EXERCISE BRIEF = Reproduce the entries word for word, and omit any picture you find in them.

Entries with chart source code
—————
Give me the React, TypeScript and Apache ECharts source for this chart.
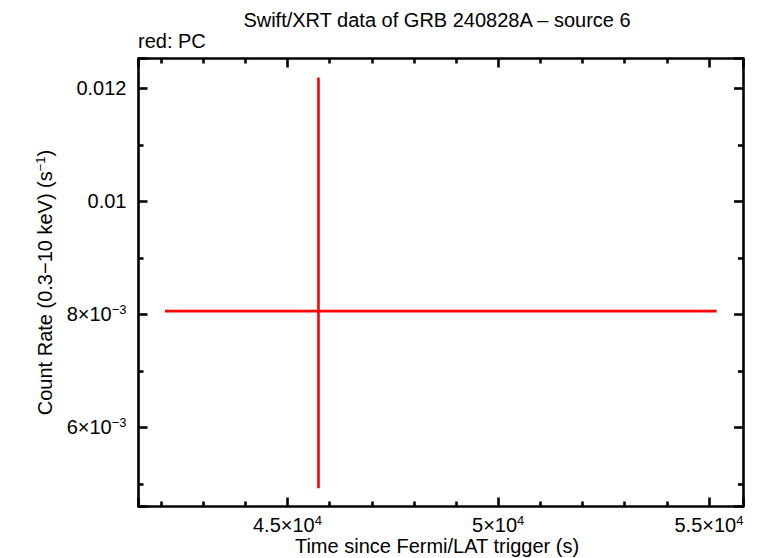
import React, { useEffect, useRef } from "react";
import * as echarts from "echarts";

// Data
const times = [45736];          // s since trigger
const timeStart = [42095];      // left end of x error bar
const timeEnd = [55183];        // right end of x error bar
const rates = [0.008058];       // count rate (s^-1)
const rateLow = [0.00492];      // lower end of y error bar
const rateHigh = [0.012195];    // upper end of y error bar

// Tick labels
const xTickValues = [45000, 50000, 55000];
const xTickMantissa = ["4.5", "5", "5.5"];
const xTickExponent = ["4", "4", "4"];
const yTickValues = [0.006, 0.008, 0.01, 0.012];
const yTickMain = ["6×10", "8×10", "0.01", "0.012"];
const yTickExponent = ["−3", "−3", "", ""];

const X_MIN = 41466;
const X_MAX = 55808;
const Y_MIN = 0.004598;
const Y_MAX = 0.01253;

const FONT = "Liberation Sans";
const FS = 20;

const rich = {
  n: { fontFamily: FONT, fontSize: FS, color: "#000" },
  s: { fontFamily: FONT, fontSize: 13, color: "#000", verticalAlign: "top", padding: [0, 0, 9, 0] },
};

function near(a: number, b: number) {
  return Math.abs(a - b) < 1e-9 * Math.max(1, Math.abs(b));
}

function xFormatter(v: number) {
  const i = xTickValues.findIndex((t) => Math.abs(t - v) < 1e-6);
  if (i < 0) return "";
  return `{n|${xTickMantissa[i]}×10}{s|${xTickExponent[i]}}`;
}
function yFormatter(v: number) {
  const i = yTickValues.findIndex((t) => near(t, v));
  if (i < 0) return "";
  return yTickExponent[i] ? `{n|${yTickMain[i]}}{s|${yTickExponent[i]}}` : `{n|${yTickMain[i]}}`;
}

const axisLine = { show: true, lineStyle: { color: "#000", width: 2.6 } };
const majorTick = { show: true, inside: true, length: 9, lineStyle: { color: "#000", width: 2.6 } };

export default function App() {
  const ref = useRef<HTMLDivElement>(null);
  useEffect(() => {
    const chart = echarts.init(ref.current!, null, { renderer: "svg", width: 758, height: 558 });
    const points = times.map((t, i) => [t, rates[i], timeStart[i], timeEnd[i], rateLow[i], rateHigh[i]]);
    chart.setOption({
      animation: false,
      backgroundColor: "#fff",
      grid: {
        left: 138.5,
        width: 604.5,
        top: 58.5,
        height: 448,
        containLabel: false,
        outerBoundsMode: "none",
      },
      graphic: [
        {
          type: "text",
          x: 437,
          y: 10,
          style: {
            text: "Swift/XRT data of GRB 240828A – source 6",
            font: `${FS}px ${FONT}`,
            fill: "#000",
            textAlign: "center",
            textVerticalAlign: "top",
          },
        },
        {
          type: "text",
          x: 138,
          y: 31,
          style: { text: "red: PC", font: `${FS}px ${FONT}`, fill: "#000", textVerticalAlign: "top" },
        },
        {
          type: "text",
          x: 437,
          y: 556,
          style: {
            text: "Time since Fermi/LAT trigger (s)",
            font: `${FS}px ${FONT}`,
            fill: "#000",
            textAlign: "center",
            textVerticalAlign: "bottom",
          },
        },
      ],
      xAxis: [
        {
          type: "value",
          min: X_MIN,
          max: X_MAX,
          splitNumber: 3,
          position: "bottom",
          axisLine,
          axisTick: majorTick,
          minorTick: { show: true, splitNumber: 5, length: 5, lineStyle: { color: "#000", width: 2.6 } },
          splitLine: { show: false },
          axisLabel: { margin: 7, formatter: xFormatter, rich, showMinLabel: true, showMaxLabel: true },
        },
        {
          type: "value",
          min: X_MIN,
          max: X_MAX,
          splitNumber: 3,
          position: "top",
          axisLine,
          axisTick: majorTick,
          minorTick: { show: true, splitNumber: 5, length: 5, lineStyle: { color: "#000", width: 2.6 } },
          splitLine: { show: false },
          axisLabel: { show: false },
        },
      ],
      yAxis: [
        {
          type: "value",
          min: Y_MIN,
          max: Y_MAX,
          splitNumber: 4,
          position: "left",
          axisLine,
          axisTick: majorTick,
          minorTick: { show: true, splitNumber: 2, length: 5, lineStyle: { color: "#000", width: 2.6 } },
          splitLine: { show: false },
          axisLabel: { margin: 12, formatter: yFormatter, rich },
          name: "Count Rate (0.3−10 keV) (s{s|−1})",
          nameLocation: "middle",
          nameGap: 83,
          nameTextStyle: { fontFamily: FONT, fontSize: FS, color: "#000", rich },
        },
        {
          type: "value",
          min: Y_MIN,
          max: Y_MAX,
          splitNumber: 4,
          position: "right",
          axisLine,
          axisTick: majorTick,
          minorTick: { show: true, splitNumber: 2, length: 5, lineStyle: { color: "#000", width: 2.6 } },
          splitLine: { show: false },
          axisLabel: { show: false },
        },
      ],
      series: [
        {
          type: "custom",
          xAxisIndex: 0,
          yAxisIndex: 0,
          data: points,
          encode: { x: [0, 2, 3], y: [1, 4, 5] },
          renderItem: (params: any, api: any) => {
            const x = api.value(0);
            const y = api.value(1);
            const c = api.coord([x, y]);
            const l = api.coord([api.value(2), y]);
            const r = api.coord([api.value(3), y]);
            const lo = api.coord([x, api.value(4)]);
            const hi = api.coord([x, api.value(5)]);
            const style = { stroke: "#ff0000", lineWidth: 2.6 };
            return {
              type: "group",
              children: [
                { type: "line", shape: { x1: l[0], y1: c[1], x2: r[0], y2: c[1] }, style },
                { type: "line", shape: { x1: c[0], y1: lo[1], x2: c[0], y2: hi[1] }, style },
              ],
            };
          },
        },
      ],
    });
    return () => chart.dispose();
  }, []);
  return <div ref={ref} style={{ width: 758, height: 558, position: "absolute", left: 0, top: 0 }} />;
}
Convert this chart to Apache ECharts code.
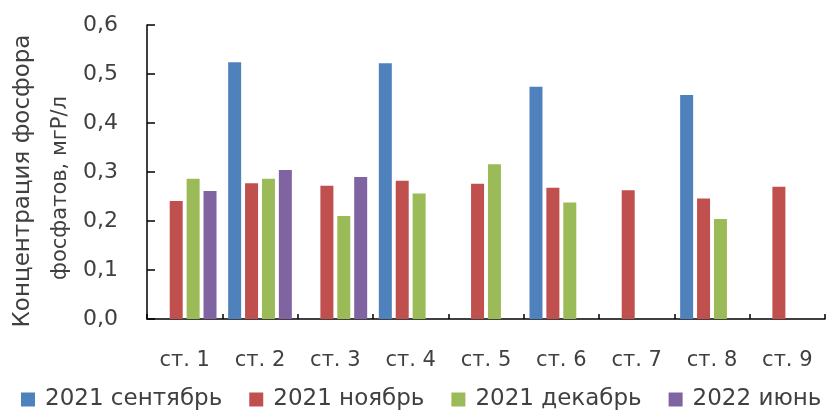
—————
TASK OUTPUT =
Give me the React, TypeScript and Apache ECharts source for this chart.
import React, { useEffect, useRef } from "react";
import * as echarts from "echarts";

// Data
const times = [45736];          // s since trigger
const timeStart = [42095];      // left end of x error bar
const timeEnd = [55183];        // right end of x error bar
const rates = [0.008058];       // count rate (s^-1)
const rateLow = [0.00492];      // lower end of y error bar
const rateHigh = [0.012195];    // upper end of y error bar

// Tick labels
const xTickValues = [45000, 50000, 55000];
const xTickMantissa = ["4.5", "5", "5.5"];
const xTickExponent = ["4", "4", "4"];
const yTickValues = [0.006, 0.008, 0.01, 0.012];
const yTickMain = ["6×10", "8×10", "0.01", "0.012"];
const yTickExponent = ["−3", "−3", "", ""];

const X_MIN = 41466;
const X_MAX = 55808;
const Y_MIN = 0.004598;
const Y_MAX = 0.01253;

const FONT = "Liberation Sans";
const FS = 20;

const rich = {
  n: { fontFamily: FONT, fontSize: FS, color: "#000" },
  s: { fontFamily: FONT, fontSize: 13, color: "#000", verticalAlign: "top", padding: [0, 0, 9, 0] },
};

function near(a: number, b: number) {
  return Math.abs(a - b) < 1e-9 * Math.max(1, Math.abs(b));
}

function xFormatter(v: number) {
  const i = xTickValues.findIndex((t) => Math.abs(t - v) < 1e-6);
  if (i < 0) return "";
  return `{n|${xTickMantissa[i]}×10}{s|${xTickExponent[i]}}`;
}
function yFormatter(v: number) {
  const i = yTickValues.findIndex((t) => near(t, v));
  if (i < 0) return "";
  return yTickExponent[i] ? `{n|${yTickMain[i]}}{s|${yTickExponent[i]}}` : `{n|${yTickMain[i]}}`;
}

const axisLine = { show: true, lineStyle: { color: "#000", width: 2.6 } };
const majorTick = { show: true, inside: true, length: 9, lineStyle: { color: "#000", width: 2.6 } };

export default function App() {
  const ref = useRef<HTMLDivElement>(null);
  useEffect(() => {
    const chart = echarts.init(ref.current!, null, { renderer: "svg", width: 758, height: 558 });
    const points = times.map((t, i) => [t, rates[i], timeStart[i], timeEnd[i], rateLow[i], rateHigh[i]]);
    chart.setOption({
      animation: false,
      backgroundColor: "#fff",
      grid: {
        left: 138.5,
        width: 604.5,
        top: 58.5,
        height: 448,
        containLabel: false,
        outerBoundsMode: "none",
      },
      graphic: [
        {
          type: "text",
          x: 437,
          y: 10,
          style: {
            text: "Swift/XRT data of GRB 240828A – source 6",
            font: `${FS}px ${FONT}`,
            fill: "#000",
            textAlign: "center",
            textVerticalAlign: "top",
          },
        },
        {
          type: "text",
          x: 138,
          y: 31,
          style: { text: "red: PC", font: `${FS}px ${FONT}`, fill: "#000", textVerticalAlign: "top" },
        },
        {
          type: "text",
          x: 437,
          y: 556,
          style: {
            text: "Time since Fermi/LAT trigger (s)",
            font: `${FS}px ${FONT}`,
            fill: "#000",
            textAlign: "center",
            textVerticalAlign: "bottom",
          },
        },
      ],
      xAxis: [
        {
          type: "value",
          min: X_MIN,
          max: X_MAX,
          splitNumber: 3,
          position: "bottom",
          axisLine,
          axisTick: majorTick,
          minorTick: { show: true, splitNumber: 5, length: 5, lineStyle: { color: "#000", width: 2.6 } },
          splitLine: { show: false },
          axisLabel: { margin: 7, formatter: xFormatter, rich, showMinLabel: true, showMaxLabel: true },
        },
        {
          type: "value",
          min: X_MIN,
          max: X_MAX,
          splitNumber: 3,
          position: "top",
          axisLine,
          axisTick: majorTick,
          minorTick: { show: true, splitNumber: 5, length: 5, lineStyle: { color: "#000", width: 2.6 } },
          splitLine: { show: false },
          axisLabel: { show: false },
        },
      ],
      yAxis: [
        {
          type: "value",
          min: Y_MIN,
          max: Y_MAX,
          splitNumber: 4,
          position: "left",
          axisLine,
          axisTick: majorTick,
          minorTick: { show: true, splitNumber: 2, length: 5, lineStyle: { color: "#000", width: 2.6 } },
          splitLine: { show: false },
          axisLabel: { margin: 12, formatter: yFormatter, rich },
          name: "Count Rate (0.3−10 keV) (s{s|−1})",
          nameLocation: "middle",
          nameGap: 83,
          nameTextStyle: { fontFamily: FONT, fontSize: FS, color: "#000", rich },
        },
        {
          type: "value",
          min: Y_MIN,
          max: Y_MAX,
          splitNumber: 4,
          position: "right",
          axisLine,
          axisTick: majorTick,
          minorTick: { show: true, splitNumber: 2, length: 5, lineStyle: { color: "#000", width: 2.6 } },
          splitLine: { show: false },
          axisLabel: { show: false },
        },
      ],
      series: [
        {
          type: "custom",
          xAxisIndex: 0,
          yAxisIndex: 0,
          data: points,
          encode: { x: [0, 2, 3], y: [1, 4, 5] },
          renderItem: (params: any, api: any) => {
            const x = api.value(0);
            const y = api.value(1);
            const c = api.coord([x, y]);
            const l = api.coord([api.value(2), y]);
            const r = api.coord([api.value(3), y]);
            const lo = api.coord([x, api.value(4)]);
            const hi = api.coord([x, api.value(5)]);
            const style = { stroke: "#ff0000", lineWidth: 2.6 };
            return {
              type: "group",
              children: [
                { type: "line", shape: { x1: l[0], y1: c[1], x2: r[0], y2: c[1] }, style },
                { type: "line", shape: { x1: c[0], y1: lo[1], x2: c[0], y2: hi[1] }, style },
              ],
            };
          },
        },
      ],
    });
    return () => chart.dispose();
  }, []);
  return <div ref={ref} style={{ width: 758, height: 558, position: "absolute", left: 0, top: 0 }} />;
}
Convert this chart to Apache ECharts code.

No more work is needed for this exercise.